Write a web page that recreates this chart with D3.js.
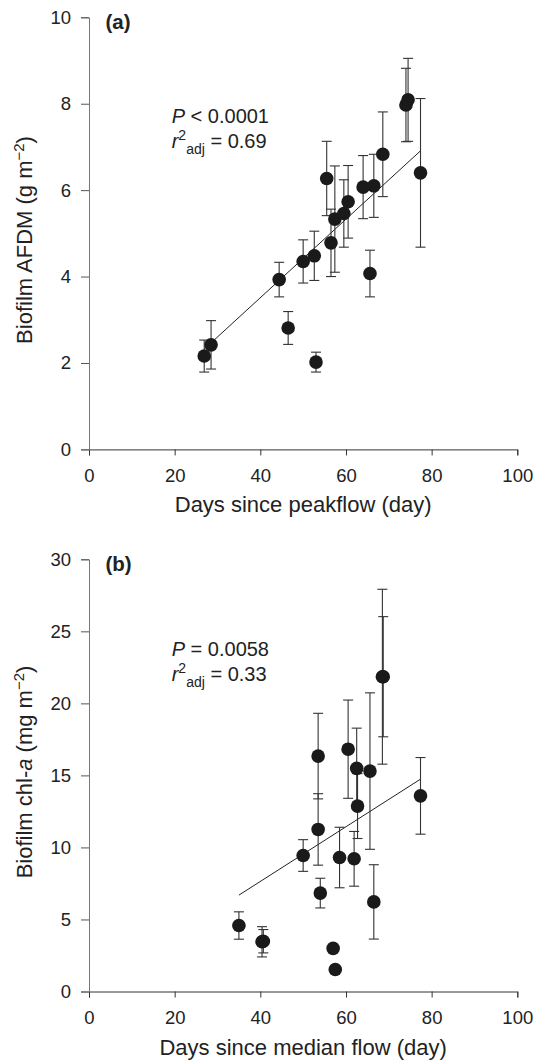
<!DOCTYPE html>
<html>
<head>
<meta charset="utf-8">
<script src="https://cdn.jsdelivr.net/npm/d3@7"></script>
<style>
  html, body { margin: 0; padding: 0; background: #fff; }
  svg { display: block; font-family: "Liberation Sans", Arial, Helvetica, sans-serif; }
</style>
</head>
<body>
<svg id="chart" width="535" height="1061"></svg>
<script>
// ---- Data ----
// Panel (a): Biofilm AFDM vs days since peakflow
const daysA = [26.9, 28.5, 44.4, 46.5, 50.0, 52.6, 53.0, 55.5, 56.5, 57.4, 59.5, 60.5, 64.0, 65.6, 66.5, 68.6, 74.0, 74.5, 77.4];
const afdm  = [2.16, 2.42, 3.93, 2.81, 4.35, 4.48, 2.02, 6.27, 4.78, 5.33, 5.46, 5.73, 6.07, 4.07, 6.10, 6.83, 7.97, 8.09, 6.40];
const afdmErr = [0.37, 0.56, 0.40, 0.38, 0.50, 0.57, 0.23, 0.86, 0.78, 1.23, 0.78, 0.84, 0.73, 0.54, 0.73, 0.98, 0.85, 0.96, 1.72];
const fitAX = [26.9, 77.4];
const fitAY = [2.32, 6.91];

// Panel (b): Biofilm chl-a vs days since median flow
const daysB = [35.0, 40.4, 40.7, 50.0, 53.5, 53.5, 54.0, 57.0, 57.5, 58.5, 60.5, 61.9, 62.5, 62.7, 65.6, 66.5, 68.5, 68.7, 77.4];
const chla  = [4.58, 3.45, 3.49, 9.44, 16.34, 11.25, 6.83, 2.99, 1.53, 9.30, 16.82, 9.21, 15.49, 12.87, 15.30, 6.22, 21.85, 21.85, 13.58];
const chlaErr = [0.95, 1.05, 0.81, 1.10, 2.97, 2.48, 1.03, 0, 0, 2.10, 3.41, 1.90, 2.79, 2.25, 5.43, 2.58, 6.07, 4.17, 2.66];
const fitBX = [35.0, 77.4];
const fitBY = [6.69, 14.74];

// Tick labels
const xTicks = [0, 20, 40, 60, 80, 100];
const yTicksA = [0, 2, 4, 6, 8, 10];
const yTicksB = [0, 5, 10, 15, 20, 25, 30];

// ---- Drawing ----
const svg = d3.select("#chart");
const textColor = "#222";
const x = d3.scaleLinear().domain([0, 100]).range([89, 517.3]);

function panel(cfg) {
  const y = d3.scaleLinear().domain(cfg.yDomain).range(cfg.yRange);
  const g = svg.append("g");

  // axes
  const xa = g.append("g")
    .attr("transform", `translate(0,${cfg.yRange[0]})`)
    .call(d3.axisBottom(x).tickValues(xTicks).tickSize(6).tickSizeOuter(6).tickPadding(13));
  xa.select(".domain").attr("stroke", "#333");
  xa.selectAll(".tick line").attr("stroke", "#333");
  xa.selectAll("text").attr("font-size", 18.5).attr("fill", textColor).attr("font-family", null);

  const ya = g.append("g")
    .attr("transform", `translate(${x(0)},0)`)
    .call(d3.axisLeft(y).tickValues(cfg.yTicks).tickSize(8).tickSizeOuter(8).tickPadding(10));
  ya.select(".domain").attr("stroke", "#777");
  ya.selectAll(".tick line").attr("stroke", "#555");
  ya.selectAll("text").attr("font-size", 18.5).attr("fill", textColor).attr("font-family", null);

  // fit line
  g.append("line")
    .attr("x1", x(cfg.fitX[0])).attr("y1", y(cfg.fitY[0]))
    .attr("x2", x(cfg.fitX[1])).attr("y2", y(cfg.fitY[1]))
    .attr("stroke", "#222").attr("stroke-width", 1);

  // error bars
  const data = cfg.xs.map((d, i) => ({ x: d, y: cfg.ys[i], e: cfg.es[i] })).filter(d => d.e > 0);
  const eb = g.append("g").attr("stroke", "#333").attr("stroke-width", 1.1);
  eb.selectAll("line.v").data(data).join("line")
    .attr("x1", d => x(d.x)).attr("x2", d => x(d.x))
    .attr("y1", d => y(d.y - d.e)).attr("y2", d => y(d.y + d.e));
  eb.selectAll("line.t").data(data).join("line").attr("class", "t")
    .attr("x1", d => x(d.x) - 5).attr("x2", d => x(d.x) + 5)
    .attr("y1", d => y(d.y + d.e)).attr("y2", d => y(d.y + d.e));
  eb.selectAll("line.b").data(data).join("line").attr("class", "b")
    .attr("x1", d => x(d.x) - 5).attr("x2", d => x(d.x) + 5)
    .attr("y1", d => y(d.y - d.e)).attr("y2", d => y(d.y - d.e));

  // points
  g.selectAll("circle").data(cfg.xs).join("circle")
    .attr("cx", d => x(d)).attr("cy", (d, i) => y(cfg.ys[i]))
    .attr("r", 6.8).attr("fill", "#1a1a1a");

  // panel label
  g.append("text").attr("x", 105.5).attr("y", cfg.labelY)
    .attr("font-size", 20.5).attr("font-weight", "bold").attr("fill", textColor)
    .text(cfg.label);

  // stats annotation
  const t1 = g.append("text").attr("x", 171.7).attr("y", cfg.statY).attr("font-size", 20).attr("fill", textColor);
  t1.append("tspan").attr("font-style", "italic").text("P");
  t1.append("tspan").text(cfg.pText);
  const t2 = g.append("text").attr("x", 171.7).attr("y", cfg.statY + 25.5).attr("font-size", 20).attr("fill", textColor);
  t2.append("tspan").attr("font-style", "italic").text("r");
  t2.append("tspan").attr("font-size", 14).attr("dy", -8).text("2");
  t2.append("tspan").attr("font-size", 14).attr("dy", 14).text("adj");
  t2.append("tspan").attr("dy", -6).text(cfg.rText);

  // x title
  g.append("text").attr("x", (x(0) + x(100)) / 2).attr("y", cfg.yRange[0] + 63)
    .attr("text-anchor", "middle").attr("font-size", 22).attr("fill", textColor)
    .text(cfg.xTitle);

  // y title
  const yt = g.append("text")
    .attr("transform", `translate(31.5,${cfg.yTitleC}) rotate(-90)`)
    .attr("text-anchor", "middle").attr("font-size", 22).attr("fill", textColor);
  cfg.yTitle(yt);
}

panel({
  yDomain: [0, 10], yRange: [449.4, 17.3], yTicks: yTicksA,
  xs: daysA, ys: afdm, es: afdmErr, fitX: fitAX, fitY: fitAY,
  label: "(a)", labelY: 28.5, statY: 122.7,
  pText: " < 0.0001", rText: " = 0.69",
  xTitle: "Days since peakflow (day)", yTitleC: 240,
  yTitle: t => {
    t.append("tspan").text("Biofilm AFDM (g m");
    t.append("tspan").attr("font-size", 15).attr("dy", -8).text("\u22122");
    t.append("tspan").attr("dy", 8).text(")");
  }
});

panel({
  yDomain: [0, 30], yRange: [991.5, 559.3], yTicks: yTicksB,
  xs: daysB, ys: chla, es: chlaErr, fitX: fitBX, fitY: fitBY,
  label: "(b)", labelY: 570.5, statY: 655.5,
  pText: " = 0.0058", rText: " = 0.33",
  xTitle: "Days since median flow (day)", yTitleC: 772,
  yTitle: t => {
    t.append("tspan").text("Biofilm chl-");
    t.append("tspan").attr("font-style", "italic").text("a");
    t.append("tspan").text(" (mg m");
    t.append("tspan").attr("font-size", 15).attr("dy", -8).text("\u22122");
    t.append("tspan").attr("dy", 8).text(")");
  }
});
</script>
</body>
</html>
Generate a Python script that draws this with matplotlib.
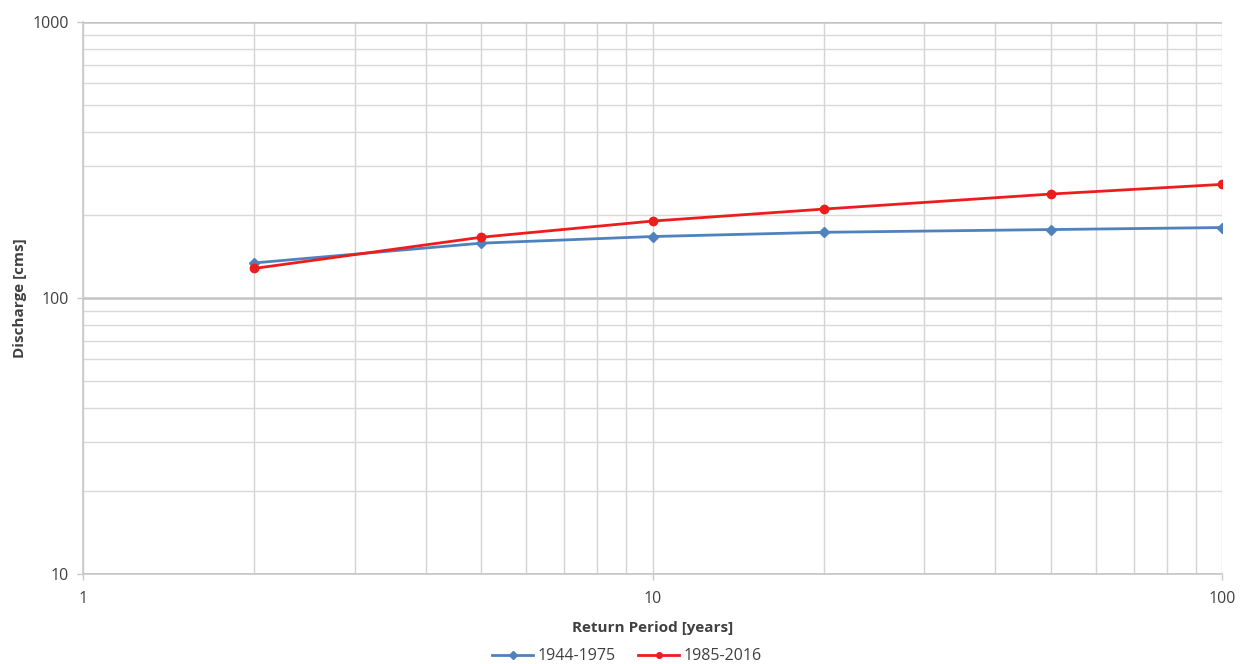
import matplotlib
matplotlib.use("Agg")
import matplotlib.pyplot as plt
from matplotlib.ticker import LogLocator, FixedLocator, NullFormatter, FixedFormatter

return_period = [2, 5, 10, 20, 50, 100]
q_1944_1975 = [134, 158, 167, 173, 177, 180]
q_1985_2016 = [128, 166, 190, 210, 238, 258]
series_labels = ["1944-1975", "1985-2016"]
x_ticks = [1, 10, 100]
x_tick_labels = ["1", "10", "100"]
y_ticks = [10, 100, 1000]
y_tick_labels = ["10", "100", "1000"]

plt.rcParams['font.family'] = ['Open Sans', 'DejaVu Sans']

fig = plt.figure(figsize=(12.41, 6.64), dpi=100)
ax = fig.add_axes([83/1241, 90/664, 1139/1241, 552/664])
ax.set_xscale('log')
ax.set_yscale('log')
ax.set_xlim(1, 100)
ax.set_ylim(10, 1000)

ax.xaxis.set_major_locator(FixedLocator(x_ticks))
ax.xaxis.set_major_formatter(FixedFormatter(x_tick_labels))
ax.yaxis.set_major_locator(FixedLocator(y_ticks))
ax.yaxis.set_major_formatter(FixedFormatter(y_tick_labels))
ax.xaxis.set_minor_locator(LogLocator(base=10, subs=range(2, 10)))
ax.yaxis.set_minor_locator(LogLocator(base=10, subs=range(2, 10)))
ax.xaxis.set_minor_formatter(NullFormatter())
ax.yaxis.set_minor_formatter(NullFormatter())

ax.xaxis.grid(True, which='both', color='#d4d4d4', linewidth=1.0)
ax.yaxis.grid(True, which='minor', color='#d9d9d9', linewidth=1.0)
ax.yaxis.grid(True, which='major', color='#c4c4c4', linewidth=1.8)
ax.set_axisbelow(True)

for s in ['top', 'right']:
    ax.spines[s].set_visible(False)
for s in ['left', 'bottom']:
    ax.spines[s].set_color('#c8c8c8')
    ax.spines[s].set_linewidth(1.2)
ax.tick_params(which='major', length=4, width=1.0, color='#c8c8c8',
               labelsize=11.5, labelcolor='#404040')
ax.tick_params(which='minor', length=0)
ax.tick_params(axis='x', pad=8)
ax.tick_params(axis='y', pad=6)

ax.plot(return_period, q_1944_1975, color='#4f81bd', marker='D', markersize=5,
        linewidth=2, label=series_labels[0], zorder=3)
ax.plot(return_period, q_1985_2016, color='#ee1c1c', marker='o', markersize=6,
        linewidth=2, label=series_labels[1], zorder=4)

ax.set_xlabel('Return Period [years]', fontsize=11, fontweight='bold', color='#404040', labelpad=10)
fig.text(20/1241, 1 - 298/664, 'Discharge [cms]', rotation=90, ha='center', va='center',
         fontsize=11, fontweight='bold', color='#404040')

leg = fig.legend(loc='lower center', bbox_to_anchor=(0.505, -0.022), ncol=2, frameon=False,
                 fontsize=11.5, handlelength=2.6, columnspacing=1.4, handletextpad=0.25)
for t in leg.get_texts():
    t.set_color('#404040')
for h in leg.legend_handles:
    h.set_markersize(4)

fig.savefig('out.png', dpi=100)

Set exercise ::
Transcribe only the lines from the line holding "Generate a Python" through the line holding "plt.rcParams['font.family'] = ['Open", inclusive, without any of the pictures.

Completed task ::
Generate a Python script that draws this with matplotlib.
import matplotlib
matplotlib.use("Agg")
import matplotlib.pyplot as plt
from matplotlib.ticker import LogLocator, FixedLocator, NullFormatter, FixedFormatter

return_period = [2, 5, 10, 20, 50, 100]
q_1944_1975 = [134, 158, 167, 173, 177, 180]
q_1985_2016 = [128, 166, 190, 210, 238, 258]
series_labels = ["1944-1975", "1985-2016"]
x_ticks = [1, 10, 100]
x_tick_labels = ["1", "10", "100"]
y_ticks = [10, 100, 1000]
y_tick_labels = ["10", "100", "1000"]

plt.rcParams['font.family'] = ['Open Sans', 'DejaVu Sans']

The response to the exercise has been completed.